_Data provided_:
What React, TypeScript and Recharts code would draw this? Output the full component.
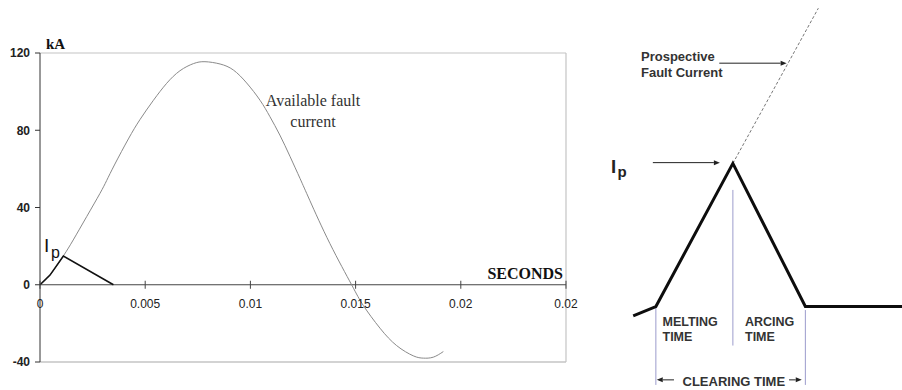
import React from 'react';
import { LineChart, Line, XAxis, YAxis, ReferenceLine } from 'recharts';

// ---------- Left chart: available fault current vs let-through ----------
const TIME_S = [0, 0.000475, 0.00111, 0.00158, 0.00222, 0.00285, 0.00317, 0.00356, 0.0042, 0.00475, 0.00539, 0.00602, 0.00665, 0.00729, 0.00784, 0.00856, 0.00919, 0.00982, 0.01046, 0.01093, 0.0114, 0.01188, 0.01236, 0.01283, 0.01378, 0.01481, 0.01537, 0.01616, 0.01695, 0.01774, 0.01822, 0.01869, 0.01917];
const AVAILABLE_KA = [0, 5, 14.9, 23.2, 35.3, 47.3, 54, 62.5, 75.5, 85.5, 95.5, 104.3, 110.8, 114.5, 115.5, 114.3, 111.2, 104.5, 95.5, 87, 77.5, 66.5, 55, 43.5, 21.3, 0, -10.8, -22.5, -31.5, -36.8, -38, -37.5, -34.6];
const LET_THROUGH_TIME_S = [0, 0.000475, 0.00111, 0.00349];
const LET_THROUGH_KA = [0, 5, 14.9, 0];
const X_TICKS = [0, 0.005, 0.01, 0.015, 0.02, 0.025];
const X_TICK_LABELS = ['0', '0.005', '0.01', '0.015', '0.02', '0.02'];
const Y_TICKS = [-40, 0, 40, 80, 120];
const Y_MIN = -40;
const Y_MAX = 120;

// ---------- Right diagram (arbitrary units 0..100) ----------
const FUSE_T = [11.0, 18.5, 44.0, 68.0, 100];
const FUSE_I = [19.0, 21.4, 58.1, 21.4, 21.4];
const PROSPECTIVE_T = [44.0, 72.3];
const PROSPECTIVE_I = [58.1, 97.9];
const MARKER_T = [18.5, 44.0, 68.0];
const MARKER_TOP = [21.4, 51.3, 20.5];
const MARKER_BOTTOM = [1.3, 11.4, 1.3];
// arrows: [fromT, fromI, toT, toI]
const ARROWS = [
  [17.5, 58.3, 39.7, 58.3],
  [39.5, 83.8, 61.8, 83.8],
  [24.5, 2.6, 18.8, 2.6],
  [62.6, 2.6, 66.8, 2.6],
];

const availableData = TIME_S.map((t, i) => ({ t, v: AVAILABLE_KA[i] }));
const letThroughData = LET_THROUGH_TIME_S.map((t, i) => ({ t, v: LET_THROUGH_KA[i] }));
const fuseData = FUSE_T.map((t, i) => ({ t, v: FUSE_I[i] }));
const prospectiveData = PROSPECTIVE_T.map((t, i) => ({ t, v: PROSPECTIVE_I[i] }));

const W1 = 600;
const H = 390;
const X_AXIS_H = 28;
const M1 = { top: 53, right: 34, bottom: 0, left: 0 };
const PLOT_H = H - M1.top - M1.bottom - X_AXIS_H;

const sans = 'Liberation Sans, Arial, sans-serif';
const serif = 'Liberation Serif, Times New Roman, serif';

const XTick = (props: any) => {
  const { x, y, payload } = props;
  const zeroY = Number(y) - (PLOT_H * (0 - Y_MIN)) / (Y_MAX - Y_MIN);
  const idx = X_TICKS.indexOf(payload.value);
  return (
    <g>
      <line x1={x} x2={x} y1={zeroY - 4} y2={zeroY + 4} stroke="#444" strokeWidth={1} />
      <text x={x} y={zeroY + 23} textAnchor="middle" fontFamily={sans} fontSize={12} fill="#222">
        {idx >= 0 ? X_TICK_LABELS[idx] : ''}
      </text>
    </g>
  );
};

const ArrowShape = (props: any) => {
  const x1 = Number(props.x1), y1 = Number(props.y1), x2 = Number(props.x2), y2 = Number(props.y2);
  const dx = x2 - x1, dy = y2 - y1;
  const len = Math.hypot(dx, dy) || 1;
  const ux = dx / len, uy = dy / len;
  const hl = 6, hw = 2.5;
  const bx = x2 - ux * hl, by = y2 - uy * hl;
  const pts = `${x2},${y2} ${bx - uy * hw},${by + ux * hw} ${bx + uy * hw},${by - ux * hw}`;
  return (
    <g>
      <line x1={x1} y1={y1} x2={bx} y2={by} stroke="#222" strokeWidth={1} />
      <polygon points={pts} fill="#222" />
    </g>
  );
};

export default function App() {
  return (
    <div style={{ position: 'absolute', left: 0, top: 0, width: 902, height: 390, background: '#fff', overflow: 'hidden' }}>
      <div style={{ position: 'absolute', left: 0, top: 0 }}>
        <LineChart width={W1} height={H} margin={M1}>
          <XAxis
            dataKey="t"
            type="number"
            domain={[0, 0.025]}
            ticks={X_TICKS}
            interval={0}
            height={X_AXIS_H}
            axisLine={false}
            tickLine={false}
            tickSize={0}
            tickMargin={0}
            tick={<XTick />}
          />
          <YAxis
            type="number"
            domain={[Y_MIN, Y_MAX]}
            ticks={Y_TICKS}
            interval={0}
            width={40}
            axisLine={{ stroke: '#333' }}
            tickLine={{ stroke: '#333' }}
            tickSize={5}
            tickMargin={5}
            tick={{ fontFamily: sans, fontSize: 12, fontWeight: 'bold', fill: '#222' }}
          />
          <ReferenceLine y={120} stroke="#c4c4c4" strokeWidth={1.2} />
          <ReferenceLine y={-40} stroke="#c4c4c4" strokeWidth={1.5} />
          <ReferenceLine x={0.025} stroke="#c4c4c4" strokeWidth={1.2} />
          <ReferenceLine y={0} stroke="#444" strokeWidth={1} />
          <Line data={availableData} dataKey="v" type="natural" stroke="#8a8a8a" strokeWidth={1} dot={false} activeDot={false} isAnimationActive={false} />
          <Line data={letThroughData} dataKey="v" type="linear" stroke="#111" strokeWidth={1.6} dot={false} activeDot={false} isAnimationActive={false} />
        </LineChart>
      </div>
      <div style={{ position: 'absolute', left: 600, top: 0 }}>
        <LineChart width={302} height={H} margin={{ top: 0, right: 0, bottom: 0, left: 0 }}>
          <XAxis dataKey="t" type="number" domain={[0, 100]} hide />
          <YAxis type="number" domain={[0, 100]} hide />
          {MARKER_T.map((t, i) => (
            <ReferenceLine key={'m' + i} segment={[{ x: t, y: MARKER_TOP[i] }, { x: t, y: MARKER_BOTTOM[i] }]} stroke="#9c9ccc" strokeWidth={1} />
          ))}
          {ARROWS.map((a, i) => (
            <ReferenceLine key={'a' + i} segment={[{ x: a[0], y: a[1] }, { x: a[2], y: a[3] }]} shape={ArrowShape} />
          ))}
          <Line data={prospectiveData} dataKey="v" type="linear" stroke="#777" strokeWidth={1} strokeDasharray="3 2" dot={false} activeDot={false} isAnimationActive={false} />
          <Line data={fuseData} dataKey="v" type="linear" stroke="#0d0d0d" strokeWidth={3} dot={false} activeDot={false} isAnimationActive={false} />
        </LineChart>
      </div>
      <svg width={902} height={390} style={{ position: 'absolute', left: 0, top: 0, pointerEvents: 'none' }}>
        <text x={46} y={49} fontFamily={serif} fontWeight="bold" fontSize={15} fill="#111">kA</text>
        <text x={563} y={279} textAnchor="end" fontFamily={serif} fontWeight="bold" fontSize={16} fill="#111">SECONDS</text>
        <text x={313} y={106} textAnchor="middle" fontFamily={serif} fontSize={16} fill="#333">Available fault</text>
        <text x={313} y={127} textAnchor="middle" fontFamily={serif} fontSize={16} fill="#333">current</text>
        <text x={44} y={252} fontFamily={sans} fontSize={19} fill="#111">I</text>
        <text x={51} y={258} fontFamily={sans} fontSize={16} fill="#111">p</text>

        <text x={641} y={60.5} fontFamily={sans} fontWeight="bold" fontSize={13} fill="#333">Prospective</text>
        <text x={641} y={76.5} fontFamily={sans} fontWeight="bold" fontSize={13} fill="#333">Fault Current</text>
        <text x={611} y={173.3} fontFamily={sans} fontWeight="bold" fontSize={18.5} fill="#222">I</text>
        <text x={617.5} y={176.5} fontFamily={sans} fontWeight="bold" fontSize={15} fill="#222">p</text>
        <text x={662.5} y={325.5} fontFamily={sans} fontWeight="bold" fontSize={12.5} fill="#333">MELTING</text>
        <text x={662.5} y={341} fontFamily={sans} fontWeight="bold" fontSize={12.5} fill="#333">TIME</text>
        <text x={745} y={325.5} fontFamily={sans} fontWeight="bold" fontSize={12.5} fill="#333">ARCING</text>
        <text x={745} y={341} fontFamily={sans} fontWeight="bold" fontSize={12.5} fill="#333">TIME</text>
        <text x={682.5} y={385.5} fontFamily={sans} fontWeight="bold" fontSize={13} fill="#333">CLEARING TIME</text>
      </svg>
    </div>
  );
}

_Exercise_: From the first line of the listing above, repeat every line through the one holding "XAxis, YAxis, ReferenceLine". Both ends count, and pictures stay out.

_Expected answer_:
What React, TypeScript and Recharts code would draw this? Output the full component.
import React from 'react';
import { LineChart, Line, XAxis, YAxis, ReferenceLine } from 'recharts';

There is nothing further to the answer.